**TASK INSTRUCTIONS**
Word for word, copy all the data and drop the pictures.

□ □ □ □ □ □ □

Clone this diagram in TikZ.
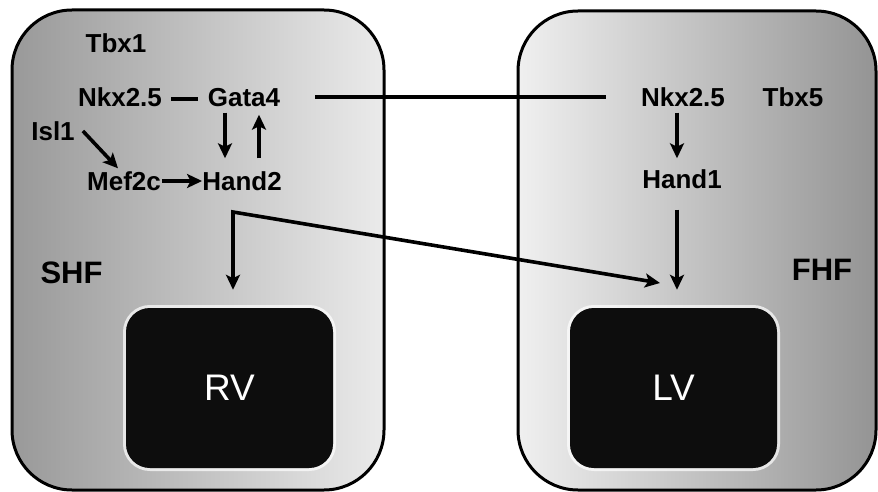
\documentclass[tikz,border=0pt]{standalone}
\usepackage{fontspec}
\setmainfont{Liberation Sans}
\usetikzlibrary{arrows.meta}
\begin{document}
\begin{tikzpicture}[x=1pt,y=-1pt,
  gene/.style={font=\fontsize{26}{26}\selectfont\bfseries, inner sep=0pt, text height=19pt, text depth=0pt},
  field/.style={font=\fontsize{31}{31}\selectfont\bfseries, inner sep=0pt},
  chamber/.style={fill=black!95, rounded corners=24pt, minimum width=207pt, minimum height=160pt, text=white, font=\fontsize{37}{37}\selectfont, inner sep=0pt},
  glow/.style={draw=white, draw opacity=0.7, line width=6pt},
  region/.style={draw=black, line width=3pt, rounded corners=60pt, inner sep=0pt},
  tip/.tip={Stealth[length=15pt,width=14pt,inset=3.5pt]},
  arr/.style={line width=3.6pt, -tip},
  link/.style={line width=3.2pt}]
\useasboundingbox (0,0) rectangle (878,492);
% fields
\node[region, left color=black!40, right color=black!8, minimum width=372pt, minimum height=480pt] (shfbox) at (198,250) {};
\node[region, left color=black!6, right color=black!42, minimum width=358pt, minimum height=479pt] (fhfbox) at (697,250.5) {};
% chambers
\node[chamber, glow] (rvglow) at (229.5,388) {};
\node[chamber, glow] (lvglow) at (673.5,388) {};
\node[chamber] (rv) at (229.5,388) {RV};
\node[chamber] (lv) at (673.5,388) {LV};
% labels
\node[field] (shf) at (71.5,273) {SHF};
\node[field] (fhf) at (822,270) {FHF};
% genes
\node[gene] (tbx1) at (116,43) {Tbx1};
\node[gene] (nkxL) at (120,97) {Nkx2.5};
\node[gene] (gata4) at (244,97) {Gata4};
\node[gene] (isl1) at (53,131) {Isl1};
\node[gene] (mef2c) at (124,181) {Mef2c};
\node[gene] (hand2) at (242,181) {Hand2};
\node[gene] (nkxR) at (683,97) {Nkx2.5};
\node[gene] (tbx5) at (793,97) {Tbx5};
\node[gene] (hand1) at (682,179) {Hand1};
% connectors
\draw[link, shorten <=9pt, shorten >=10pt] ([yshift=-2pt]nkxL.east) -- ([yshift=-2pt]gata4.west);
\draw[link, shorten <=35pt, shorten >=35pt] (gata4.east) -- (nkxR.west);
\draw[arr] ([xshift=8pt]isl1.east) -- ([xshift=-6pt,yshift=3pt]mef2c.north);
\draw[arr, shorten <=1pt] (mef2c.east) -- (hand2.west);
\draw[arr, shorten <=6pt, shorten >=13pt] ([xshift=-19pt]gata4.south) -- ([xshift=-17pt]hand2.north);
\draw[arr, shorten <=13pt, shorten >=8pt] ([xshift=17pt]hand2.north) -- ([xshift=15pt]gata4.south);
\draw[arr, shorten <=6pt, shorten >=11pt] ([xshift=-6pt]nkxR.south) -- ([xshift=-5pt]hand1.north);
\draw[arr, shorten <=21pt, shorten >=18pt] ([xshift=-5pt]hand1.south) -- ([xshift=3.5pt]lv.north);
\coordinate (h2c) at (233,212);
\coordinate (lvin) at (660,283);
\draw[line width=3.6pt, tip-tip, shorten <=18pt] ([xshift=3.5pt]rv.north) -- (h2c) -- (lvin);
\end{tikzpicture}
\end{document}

□ □ □ □ □ □ □

**REPLY TO THE TASK**
Clone this diagram in TikZ.
\documentclass[tikz,border=0pt]{standalone}
\usepackage{fontspec}
\setmainfont{Liberation Sans}
\usetikzlibrary{arrows.meta}
\begin{document}
\begin{tikzpicture}[x=1pt,y=-1pt,
  gene/.style={font=\fontsize{26}{26}\selectfont\bfseries, inner sep=0pt, text height=19pt, text depth=0pt},
  field/.style={font=\fontsize{31}{31}\selectfont\bfseries, inner sep=0pt},
  chamber/.style={fill=black!95, rounded corners=24pt, minimum width=207pt, minimum height=160pt, text=white, font=\fontsize{37}{37}\selectfont, inner sep=0pt},
  glow/.style={draw=white, draw opacity=0.7, line width=6pt},
  region/.style={draw=black, line width=3pt, rounded corners=60pt, inner sep=0pt},
  tip/.tip={Stealth[length=15pt,width=14pt,inset=3.5pt]},
  arr/.style={line width=3.6pt, -tip},
  link/.style={line width=3.2pt}]
\useasboundingbox (0,0) rectangle (878,492);
% fields
\node[region, left color=black!40, right color=black!8, minimum width=372pt, minimum height=480pt] (shfbox) at (198,250) {};
\node[region, left color=black!6, right color=black!42, minimum width=358pt, minimum height=479pt] (fhfbox) at (697,250.5) {};
% chambers
\node[chamber, glow] (rvglow) at (229.5,388) {};
\node[chamber, glow] (lvglow) at (673.5,388) {};
\node[chamber] (rv) at (229.5,388) {RV};
\node[chamber] (lv) at (673.5,388) {LV};
% labels
\node[field] (shf) at (71.5,273) {SHF};
\node[field] (fhf) at (822,270) {FHF};
% genes
\node[gene] (tbx1) at (116,43) {Tbx1};
\node[gene] (nkxL) at (120,97) {Nkx2.5};
\node[gene] (gata4) at (244,97) {Gata4};
\node[gene] (isl1) at (53,131) {Isl1};
\node[gene] (mef2c) at (124,181) {Mef2c};
\node[gene] (hand2) at (242,181) {Hand2};
\node[gene] (nkxR) at (683,97) {Nkx2.5};
\node[gene] (tbx5) at (793,97) {Tbx5};
\node[gene] (hand1) at (682,179) {Hand1};
% connectors
\draw[link, shorten <=9pt, shorten >=10pt] ([yshift=-2pt]nkxL.east) -- ([yshift=-2pt]gata4.west);
\draw[link, shorten <=35pt, shorten >=35pt] (gata4.east) -- (nkxR.west);
\draw[arr] ([xshift=8pt]isl1.east) -- ([xshift=-6pt,yshift=3pt]mef2c.north);
\draw[arr, shorten <=1pt] (mef2c.east) -- (hand2.west);
\draw[arr, shorten <=6pt, shorten >=13pt] ([xshift=-19pt]gata4.south) -- ([xshift=-17pt]hand2.north);
\draw[arr, shorten <=13pt, shorten >=8pt] ([xshift=17pt]hand2.north) -- ([xshift=15pt]gata4.south);
\draw[arr, shorten <=6pt, shorten >=11pt] ([xshift=-6pt]nkxR.south) -- ([xshift=-5pt]hand1.north);
\draw[arr, shorten <=21pt, shorten >=18pt] ([xshift=-5pt]hand1.south) -- ([xshift=3.5pt]lv.north);
\coordinate (h2c) at (233,212);
\coordinate (lvin) at (660,283);
\draw[line width=3.6pt, tip-tip, shorten <=18pt] ([xshift=3.5pt]rv.north) -- (h2c) -- (lvin);
\end{tikzpicture}
\end{document}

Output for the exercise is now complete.